Senators Strongly Support FTC’s Finalized Rule that Covers Online and Physical Labels
WASHINGTON, DC – July 7, 2021 – Today, U.S Sens. Sherrod Brown (D-OH), Tammy Baldwin (D-WI), Chris Murphy (D-CT), and Richard Blumenthal (D-CT) applauded a new, finalized rule from Federal Trade Commission (FTC) to strengthen their Made in USA label enforcement. The senators have led efforts in pressing the FTC to utilize all of their existing authority to establish and enforce Made in USA standards, and to apply them to online and physical labels. Last year, the senators wrote a letter to the commissioners of the FTC supporting the FTC’s initiation of a Notice of Proposed Rulemaking (NPRM) process.
“For too long, American companies have fraudulently affixed ‘Made in America’ labels to foreign-made products, undermining the workers in Ohio and across the country,” said Brown. “This rule is a big step in the right direction, affirming our Made in USA laws, and making clear the U.S. takes these harmful practices seriously and will help keep Ohio workers on the job.”
“We have been pushing the FTC to strengthen their Made in USA label enforcement and crack down on violators. Regardless of whether shopping in a store or online, Americans have a right to know whether the products they buy are in fact being made right here in America, by American workers. This action by the FTC is an important step forward and will help send a message that abusive mislabeling practices by defrauders will not be accepted.” said Baldwin.
“The new FTC rule is good news for Connecticut workers, manufacturers and consumers. Companies that lie about their products being made in America must be held accountable, and strengthening enforcement of ‘Made in USA’ labels will protect American jobs,” said Murphy.
“Anyone lying about Made in USA should be made to pay,” said Blumenthal. “The new FTC rule is a positive step to protect American jobs and consumers, but effective enforcement is the key.

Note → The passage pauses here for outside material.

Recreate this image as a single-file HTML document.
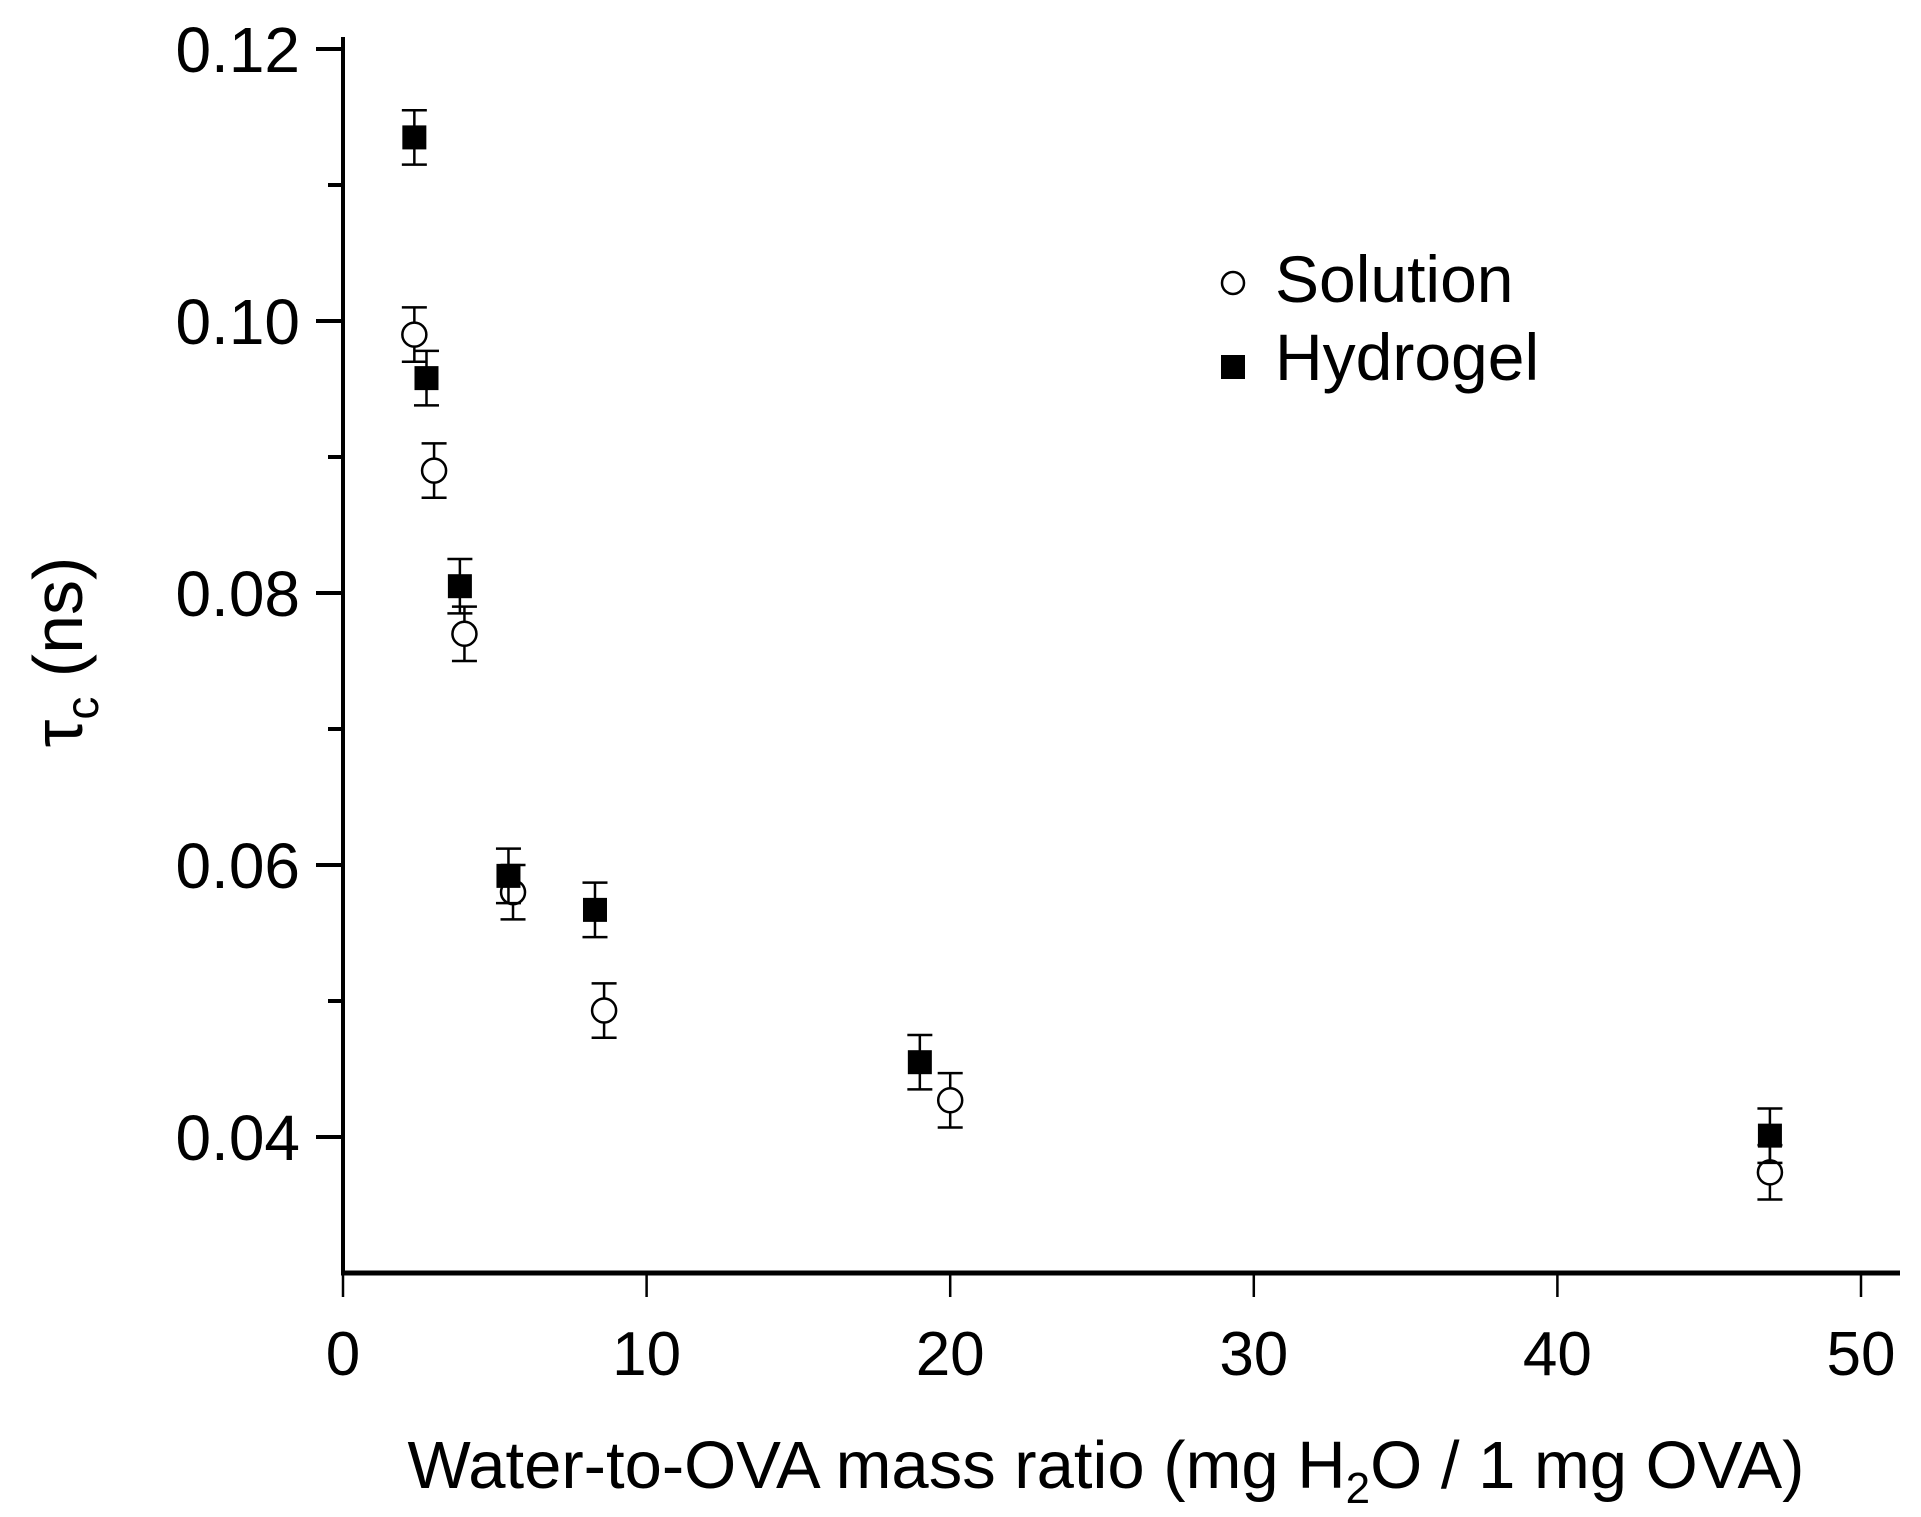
<!DOCTYPE html>
<html><head><meta charset="utf-8"><style>
html,body{margin:0;padding:0;background:#fff;}
svg{display:block;font-family:"Liberation Sans",Arial,sans-serif;}
</style></head><body>
<svg id="chart" width="1921" height="1517" viewBox="0 0 1921 1517">
<g id="axes"></g>
<g id="marks"></g>
<g>
<circle cx="1233" cy="283" r="11" fill="#fff" stroke="#000" stroke-width="2.5"/>
<text x="1275" y="302" font-size="66">Solution</text>
<rect x="1221" y="355" width="24" height="24" fill="#000"/>
<text x="1275" y="380" font-size="66">Hydrogel</text>
</g>
<text x="1106" y="1488" font-size="67" text-anchor="middle">Water-to-OVA mass ratio (mg H<tspan font-size="44" dy="15">2</tspan><tspan dy="-15">O / 1 mg OVA)</tspan></text>
<text transform="translate(82,652) rotate(-90)" font-size="70" text-anchor="middle">τ<tspan font-size="46" dy="16">c</tspan><tspan dy="-16"> (ns)</tspan></text>
</svg>
<script>
const xTicks=[0,10,20,30,40,50];
const yTicks=[0.04,0.06,0.08,0.10,0.12];
const yMinor=[0.05,0.07,0.09,0.11];
const yTickLabels=["0.04","0.06","0.08","0.10","0.12"];
const solX=[2.35,3.0,4.0,5.6,8.6,20.0,47.0];
const solY=[0.099,0.089,0.077,0.058,0.0493,0.0427,0.0374];
const solErr=[0.002,0.002,0.002,0.002,0.002,0.002,0.002];
const hydX=[2.35,2.75,3.85,5.45,8.3,19.0,47.0];
const hydY=[0.1135,0.0958,0.0805,0.0592,0.0567,0.0455,0.0401];
const hydErr=[0.002,0.002,0.002,0.002,0.002,0.002,0.002];

const NS="http://www.w3.org/2000/svg";
const X=v=>343+(v-0)*(1861-343)/50;
const Y=v=>49+(0.12-v)*(1137-49)/0.08;
const axes=document.getElementById('axes'), marks=document.getElementById('marks');
function mk(tag,attrs,parent){const e=document.createElementNS(NS,tag);for(const k in attrs)e.setAttribute(k,attrs[k]);parent.appendChild(e);return e;}
let e;
e=mk('line',{x1:343,y1:37,x2:343,y2:1273,stroke:'#000','stroke-width':4},axes);


e=mk('line',{x1:341,y1:1273,x2:1900,y2:1273,stroke:'#000','stroke-width':5},axes);


xTicks.forEach((t,i)=>{
  const l=mk('line',{x1:X(t),y1:1273,x2:X(t),y2:1297,stroke:'#000','stroke-width':2.5},axes);
  
  
  const tx=mk('text',{x:X(t),y:1375,'font-size':62,'text-anchor':'middle'},axes);
  tx.textContent=String(t);
  
  
});
yTicks.forEach((t,i)=>{
  const l=mk('line',{x1:316,y1:Y(t),x2:343,y2:Y(t),stroke:'#000','stroke-width':4},axes);
  
  
  const tx=mk('text',{x:300,y:Y(t)+23,'font-size':64,'text-anchor':'end'},axes);
  tx.textContent=yTickLabels[i];
  
  
});
yMinor.forEach(t=>{
  const l=mk('line',{x1:328,y1:Y(t),x2:343,y2:Y(t),stroke:'#000','stroke-width':4},axes);
  
  
});
function errbar(x,y,err,name){
  const g=mk('g',{stroke:'#000','stroke-width':2.5},marks);
  
  
  const cx=X(x),t=Y(y+err),b=Y(y-err);
  mk('line',{x1:cx,y1:t,x2:cx,y2:b},g);
  mk('line',{x1:cx-12.5,y1:t,x2:cx+12.5,y2:t},g);
  mk('line',{x1:cx-12.5,y1:b,x2:cx+12.5,y2:b},g);
}
solX.forEach((x,i)=>{
  errbar(x,solY[i],solErr[i],'solution-error-bar');
  const c=mk('circle',{cx:X(x),cy:Y(solY[i]),r:12,fill:'#fff',stroke:'#000','stroke-width':2.5},marks);
  
  
});
hydX.forEach((x,i)=>{
  errbar(x,hydY[i],hydErr[i],'hydrogel-error-bar');
  const r=mk('rect',{x:X(x)-12,y:Y(hydY[i])-12,width:24,height:24,fill:'#000'},marks);
  
  
});
</script>
</body></html>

I’ll continue to fight for even more aggressive action to stop fraudulent Made in USA claims.”
In October of 2019, the senators wrote the FTC urging the promulgation of a rule to “codify the current Made in the USA standard and, more importantly, clarify when violators will face civil penalties.” The senators have asked the Commission to ensure the final rule accomplishes both of these goals.
Until now, the Commission has narrowly interpreted the word “label” to those physically applied to goods, which limits the Commission’s ability to enforce Made in USA requirements in e-commerce. Consumers purchasing goods online, however, are given information about products in various forms on websites, including product filters, technical specifications, and other sources. In an online transaction, all of these details about the product’s origin may have the same impact on a consumer as a physical label attached to the product. The senators’ letter pushed the FTC to ensure the final Made in USA rule applies to physical labels and any online product description or marketing.
In October of 2018, the Senators wrote to the FTC and referenced instances where companies had fraudulently affixed “Made in America” labels to foreign-made products. The senators said mislabeling products not only misleads consumers but also harms American businesses. The senators urged the FTC to consider monetary penalties as well as admission of guilt settlements for companies that import products from countries like China and then commit these label violations. The senators followed-up in February of 2019, demanding increased transparency and stronger enforcement against violators, in addition to requesting additional information regarding the FTC’s enforcement actions against companies that commit “Made in the USA” labeling violations, since little information has been available to date.